(Entries with chart source code)

* start *

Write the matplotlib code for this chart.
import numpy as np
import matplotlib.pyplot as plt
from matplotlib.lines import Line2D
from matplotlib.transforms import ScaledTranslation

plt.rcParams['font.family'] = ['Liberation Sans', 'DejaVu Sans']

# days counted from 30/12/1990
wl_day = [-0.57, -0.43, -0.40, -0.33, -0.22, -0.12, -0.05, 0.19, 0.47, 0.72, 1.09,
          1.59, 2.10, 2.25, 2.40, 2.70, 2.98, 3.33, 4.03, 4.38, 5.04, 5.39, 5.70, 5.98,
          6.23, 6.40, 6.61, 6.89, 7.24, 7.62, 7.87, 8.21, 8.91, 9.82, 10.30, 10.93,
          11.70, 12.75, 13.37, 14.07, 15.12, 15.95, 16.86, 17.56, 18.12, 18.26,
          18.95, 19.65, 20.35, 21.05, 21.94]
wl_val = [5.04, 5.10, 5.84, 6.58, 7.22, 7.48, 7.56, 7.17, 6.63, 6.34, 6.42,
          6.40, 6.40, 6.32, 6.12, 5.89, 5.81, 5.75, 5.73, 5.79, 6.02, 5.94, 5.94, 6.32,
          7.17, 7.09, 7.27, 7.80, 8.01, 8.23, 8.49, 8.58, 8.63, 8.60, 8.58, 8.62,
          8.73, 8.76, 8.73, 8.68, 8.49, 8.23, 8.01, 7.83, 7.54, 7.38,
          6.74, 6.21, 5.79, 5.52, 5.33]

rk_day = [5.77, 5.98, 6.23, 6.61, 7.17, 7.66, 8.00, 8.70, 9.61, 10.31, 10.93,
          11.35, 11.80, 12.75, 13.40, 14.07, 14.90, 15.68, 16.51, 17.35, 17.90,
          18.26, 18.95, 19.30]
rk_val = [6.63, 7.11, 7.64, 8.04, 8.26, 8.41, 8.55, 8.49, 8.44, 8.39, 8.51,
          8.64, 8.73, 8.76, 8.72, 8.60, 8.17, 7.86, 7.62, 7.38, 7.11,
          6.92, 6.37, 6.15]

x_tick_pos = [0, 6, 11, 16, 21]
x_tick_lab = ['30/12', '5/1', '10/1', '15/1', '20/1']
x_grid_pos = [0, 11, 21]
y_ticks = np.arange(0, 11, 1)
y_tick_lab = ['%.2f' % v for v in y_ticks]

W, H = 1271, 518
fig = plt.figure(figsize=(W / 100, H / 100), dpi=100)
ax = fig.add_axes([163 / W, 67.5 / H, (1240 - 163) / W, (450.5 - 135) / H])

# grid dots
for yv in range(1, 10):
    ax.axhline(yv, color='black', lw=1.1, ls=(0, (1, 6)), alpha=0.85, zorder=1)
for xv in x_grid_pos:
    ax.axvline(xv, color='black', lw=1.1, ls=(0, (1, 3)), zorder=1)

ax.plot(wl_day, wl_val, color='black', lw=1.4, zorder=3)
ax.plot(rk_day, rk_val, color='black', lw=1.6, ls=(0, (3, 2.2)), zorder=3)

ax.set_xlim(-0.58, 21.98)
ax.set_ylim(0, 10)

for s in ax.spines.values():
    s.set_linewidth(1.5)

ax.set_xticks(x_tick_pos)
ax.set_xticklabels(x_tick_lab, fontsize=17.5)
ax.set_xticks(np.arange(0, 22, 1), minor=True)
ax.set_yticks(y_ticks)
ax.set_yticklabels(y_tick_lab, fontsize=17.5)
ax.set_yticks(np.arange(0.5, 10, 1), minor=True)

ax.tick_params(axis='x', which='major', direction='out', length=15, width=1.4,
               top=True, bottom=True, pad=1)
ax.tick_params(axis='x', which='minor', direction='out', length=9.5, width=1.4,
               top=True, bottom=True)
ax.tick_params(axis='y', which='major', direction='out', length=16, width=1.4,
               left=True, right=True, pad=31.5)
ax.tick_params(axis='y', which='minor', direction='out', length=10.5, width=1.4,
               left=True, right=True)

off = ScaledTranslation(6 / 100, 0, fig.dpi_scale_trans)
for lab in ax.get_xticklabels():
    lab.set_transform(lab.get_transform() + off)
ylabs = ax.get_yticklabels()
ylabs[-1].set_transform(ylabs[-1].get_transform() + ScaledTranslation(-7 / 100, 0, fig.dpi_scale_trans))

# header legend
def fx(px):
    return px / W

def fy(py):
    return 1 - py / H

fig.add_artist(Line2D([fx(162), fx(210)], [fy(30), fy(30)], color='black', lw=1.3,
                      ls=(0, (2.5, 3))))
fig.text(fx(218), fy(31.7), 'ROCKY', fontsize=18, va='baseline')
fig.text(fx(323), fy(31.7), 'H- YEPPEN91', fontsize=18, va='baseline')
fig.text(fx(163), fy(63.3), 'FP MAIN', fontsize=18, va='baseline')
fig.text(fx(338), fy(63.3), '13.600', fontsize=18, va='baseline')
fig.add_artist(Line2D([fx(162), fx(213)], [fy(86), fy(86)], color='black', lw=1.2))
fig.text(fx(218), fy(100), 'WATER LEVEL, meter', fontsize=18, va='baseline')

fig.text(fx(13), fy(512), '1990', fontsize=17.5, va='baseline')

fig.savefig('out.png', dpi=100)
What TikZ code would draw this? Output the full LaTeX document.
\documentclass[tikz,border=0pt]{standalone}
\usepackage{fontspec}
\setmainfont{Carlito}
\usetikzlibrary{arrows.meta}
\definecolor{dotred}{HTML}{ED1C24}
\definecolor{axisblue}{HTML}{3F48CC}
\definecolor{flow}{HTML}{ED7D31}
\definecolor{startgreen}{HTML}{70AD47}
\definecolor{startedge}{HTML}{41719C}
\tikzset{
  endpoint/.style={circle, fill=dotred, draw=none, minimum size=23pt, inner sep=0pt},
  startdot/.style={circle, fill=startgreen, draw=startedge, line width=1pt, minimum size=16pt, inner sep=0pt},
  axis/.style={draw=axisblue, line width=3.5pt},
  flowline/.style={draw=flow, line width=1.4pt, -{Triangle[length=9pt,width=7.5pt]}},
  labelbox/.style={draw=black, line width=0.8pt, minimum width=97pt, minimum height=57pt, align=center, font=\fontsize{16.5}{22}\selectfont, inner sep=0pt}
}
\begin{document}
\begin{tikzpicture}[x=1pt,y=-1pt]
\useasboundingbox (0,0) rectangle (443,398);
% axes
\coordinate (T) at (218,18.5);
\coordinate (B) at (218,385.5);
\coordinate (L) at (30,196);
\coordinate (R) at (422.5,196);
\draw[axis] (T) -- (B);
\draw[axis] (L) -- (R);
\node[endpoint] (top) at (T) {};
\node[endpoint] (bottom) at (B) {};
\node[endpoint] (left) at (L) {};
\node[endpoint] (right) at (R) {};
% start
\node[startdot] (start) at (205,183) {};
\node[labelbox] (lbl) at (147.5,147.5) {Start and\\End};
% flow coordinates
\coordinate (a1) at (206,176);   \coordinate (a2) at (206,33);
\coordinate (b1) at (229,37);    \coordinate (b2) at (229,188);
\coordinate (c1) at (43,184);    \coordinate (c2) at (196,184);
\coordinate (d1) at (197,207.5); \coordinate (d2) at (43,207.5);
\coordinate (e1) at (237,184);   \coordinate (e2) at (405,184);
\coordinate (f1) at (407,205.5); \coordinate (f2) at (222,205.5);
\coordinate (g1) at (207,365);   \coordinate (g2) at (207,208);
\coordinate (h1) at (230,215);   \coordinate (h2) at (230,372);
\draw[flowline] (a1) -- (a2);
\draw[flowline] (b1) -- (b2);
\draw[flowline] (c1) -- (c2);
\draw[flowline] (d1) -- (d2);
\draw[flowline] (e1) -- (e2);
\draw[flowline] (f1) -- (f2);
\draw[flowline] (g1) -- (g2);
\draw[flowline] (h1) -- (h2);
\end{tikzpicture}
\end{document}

* end *

Return, please, the lines of the data from the first through the line containing "plt.rcParams['font.family'] = ['Liberation", both kept, exactly as they stand and nothing more.

◆ RESPONSE
Write the matplotlib code for this chart.
import numpy as np
import matplotlib.pyplot as plt
from matplotlib.lines import Line2D
from matplotlib.transforms import ScaledTranslation

plt.rcParams['font.family'] = ['Liberation Sans', 'DejaVu Sans']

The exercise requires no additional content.